* [Extracted information]:
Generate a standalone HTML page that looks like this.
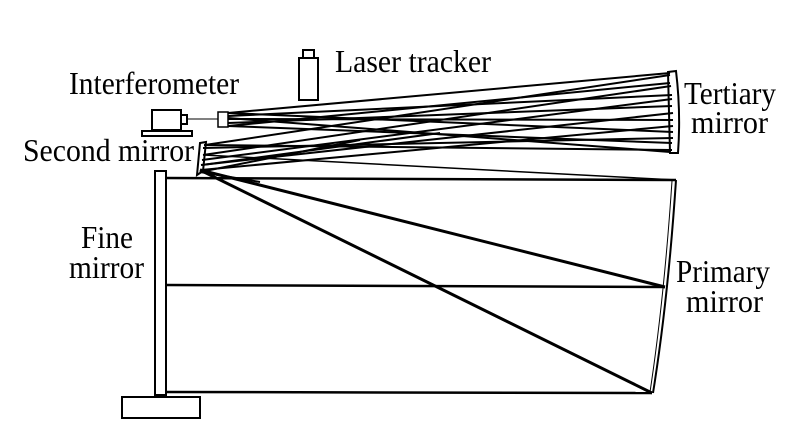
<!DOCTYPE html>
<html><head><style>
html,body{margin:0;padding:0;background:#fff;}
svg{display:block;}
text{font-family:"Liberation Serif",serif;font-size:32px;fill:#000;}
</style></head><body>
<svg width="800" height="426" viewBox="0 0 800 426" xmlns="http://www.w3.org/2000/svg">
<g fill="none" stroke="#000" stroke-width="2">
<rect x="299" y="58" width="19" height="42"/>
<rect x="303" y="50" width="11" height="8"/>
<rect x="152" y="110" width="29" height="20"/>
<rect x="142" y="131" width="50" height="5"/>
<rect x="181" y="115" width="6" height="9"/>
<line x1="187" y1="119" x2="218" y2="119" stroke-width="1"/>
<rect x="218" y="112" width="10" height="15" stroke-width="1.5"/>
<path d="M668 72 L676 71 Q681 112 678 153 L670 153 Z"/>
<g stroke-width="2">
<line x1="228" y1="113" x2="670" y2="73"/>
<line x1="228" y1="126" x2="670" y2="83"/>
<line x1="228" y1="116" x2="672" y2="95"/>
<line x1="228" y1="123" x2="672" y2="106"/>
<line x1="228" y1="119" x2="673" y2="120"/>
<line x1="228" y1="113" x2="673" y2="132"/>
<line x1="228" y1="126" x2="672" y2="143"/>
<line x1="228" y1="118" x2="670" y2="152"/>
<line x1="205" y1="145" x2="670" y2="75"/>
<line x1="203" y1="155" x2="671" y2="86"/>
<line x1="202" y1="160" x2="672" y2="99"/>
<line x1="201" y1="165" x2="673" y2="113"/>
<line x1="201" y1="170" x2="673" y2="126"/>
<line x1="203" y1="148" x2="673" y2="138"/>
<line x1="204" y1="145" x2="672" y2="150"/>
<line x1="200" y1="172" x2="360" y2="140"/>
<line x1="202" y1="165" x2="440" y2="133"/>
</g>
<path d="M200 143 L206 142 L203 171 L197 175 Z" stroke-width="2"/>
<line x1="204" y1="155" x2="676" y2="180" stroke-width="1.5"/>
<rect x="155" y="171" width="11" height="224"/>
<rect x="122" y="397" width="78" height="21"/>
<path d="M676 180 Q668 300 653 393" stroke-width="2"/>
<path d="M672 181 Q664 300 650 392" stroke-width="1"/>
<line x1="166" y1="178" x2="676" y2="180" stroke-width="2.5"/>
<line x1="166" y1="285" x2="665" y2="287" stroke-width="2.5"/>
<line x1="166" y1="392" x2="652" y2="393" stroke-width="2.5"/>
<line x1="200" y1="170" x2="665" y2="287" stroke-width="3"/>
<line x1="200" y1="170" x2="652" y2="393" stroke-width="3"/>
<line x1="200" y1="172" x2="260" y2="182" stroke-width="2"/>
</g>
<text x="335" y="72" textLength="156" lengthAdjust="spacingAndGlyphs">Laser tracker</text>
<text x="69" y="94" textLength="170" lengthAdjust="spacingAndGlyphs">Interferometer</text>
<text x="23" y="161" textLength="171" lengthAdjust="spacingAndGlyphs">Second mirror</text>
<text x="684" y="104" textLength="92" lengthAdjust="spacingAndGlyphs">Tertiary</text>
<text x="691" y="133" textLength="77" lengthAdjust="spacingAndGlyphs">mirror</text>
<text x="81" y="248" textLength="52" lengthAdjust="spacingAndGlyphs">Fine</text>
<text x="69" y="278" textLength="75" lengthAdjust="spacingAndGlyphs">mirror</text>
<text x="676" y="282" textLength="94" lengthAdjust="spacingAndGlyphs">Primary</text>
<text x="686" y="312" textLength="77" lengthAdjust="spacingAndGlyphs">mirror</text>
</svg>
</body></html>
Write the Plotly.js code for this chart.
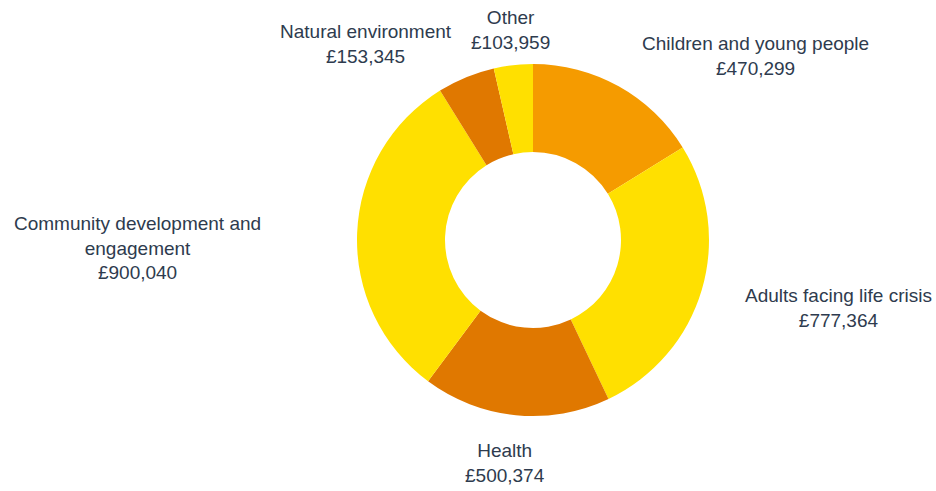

* [Requirements]:
Extract the full listing above verbatim; pictures are to be left out of the copy.

* [Solution to this task]:
Generate a standalone HTML page that looks like this.
<!DOCTYPE html>
<html><head><style>
html,body{margin:0;padding:0;background:#fff;}
svg{display:block;}
text{font-family:"Liberation Serif",serif;font-size:32px;fill:#000;}
</style></head><body>
<svg width="800" height="426" viewBox="0 0 800 426" xmlns="http://www.w3.org/2000/svg">
<g fill="none" stroke="#000" stroke-width="2">
<rect x="299" y="58" width="19" height="42"/>
<rect x="303" y="50" width="11" height="8"/>
<rect x="152" y="110" width="29" height="20"/>
<rect x="142" y="131" width="50" height="5"/>
<rect x="181" y="115" width="6" height="9"/>
<line x1="187" y1="119" x2="218" y2="119" stroke-width="1"/>
<rect x="218" y="112" width="10" height="15" stroke-width="1.5"/>
<path d="M668 72 L676 71 Q681 112 678 153 L670 153 Z"/>
<g stroke-width="2">
<line x1="228" y1="113" x2="670" y2="73"/>
<line x1="228" y1="126" x2="670" y2="83"/>
<line x1="228" y1="116" x2="672" y2="95"/>
<line x1="228" y1="123" x2="672" y2="106"/>
<line x1="228" y1="119" x2="673" y2="120"/>
<line x1="228" y1="113" x2="673" y2="132"/>
<line x1="228" y1="126" x2="672" y2="143"/>
<line x1="228" y1="118" x2="670" y2="152"/>
<line x1="205" y1="145" x2="670" y2="75"/>
<line x1="203" y1="155" x2="671" y2="86"/>
<line x1="202" y1="160" x2="672" y2="99"/>
<line x1="201" y1="165" x2="673" y2="113"/>
<line x1="201" y1="170" x2="673" y2="126"/>
<line x1="203" y1="148" x2="673" y2="138"/>
<line x1="204" y1="145" x2="672" y2="150"/>
<line x1="200" y1="172" x2="360" y2="140"/>
<line x1="202" y1="165" x2="440" y2="133"/>
</g>
<path d="M200 143 L206 142 L203 171 L197 175 Z" stroke-width="2"/>
<line x1="204" y1="155" x2="676" y2="180" stroke-width="1.5"/>
<rect x="155" y="171" width="11" height="224"/>
<rect x="122" y="397" width="78" height="21"/>
<path d="M676 180 Q668 300 653 393" stroke-width="2"/>
<path d="M672 181 Q664 300 650 392" stroke-width="1"/>
<line x1="166" y1="178" x2="676" y2="180" stroke-width="2.5"/>
<line x1="166" y1="285" x2="665" y2="287" stroke-width="2.5"/>
<line x1="166" y1="392" x2="652" y2="393" stroke-width="2.5"/>
<line x1="200" y1="170" x2="665" y2="287" stroke-width="3"/>
<line x1="200" y1="170" x2="652" y2="393" stroke-width="3"/>
<line x1="200" y1="172" x2="260" y2="182" stroke-width="2"/>
</g>
<text x="335" y="72" textLength="156" lengthAdjust="spacingAndGlyphs">Laser tracker</text>
<text x="69" y="94" textLength="170" lengthAdjust="spacingAndGlyphs">Interferometer</text>
<text x="23" y="161" textLength="171" lengthAdjust="spacingAndGlyphs">Second mirror</text>
<text x="684" y="104" textLength="92" lengthAdjust="spacingAndGlyphs">Tertiary</text>
<text x="691" y="133" textLength="77" lengthAdjust="spacingAndGlyphs">mirror</text>
<text x="81" y="248" textLength="52" lengthAdjust="spacingAndGlyphs">Fine</text>
<text x="69" y="278" textLength="75" lengthAdjust="spacingAndGlyphs">mirror</text>
<text x="676" y="282" textLength="94" lengthAdjust="spacingAndGlyphs">Primary</text>
<text x="686" y="312" textLength="77" lengthAdjust="spacingAndGlyphs">mirror</text>
</svg>
</body></html>
Write the Plotly.js code for this chart.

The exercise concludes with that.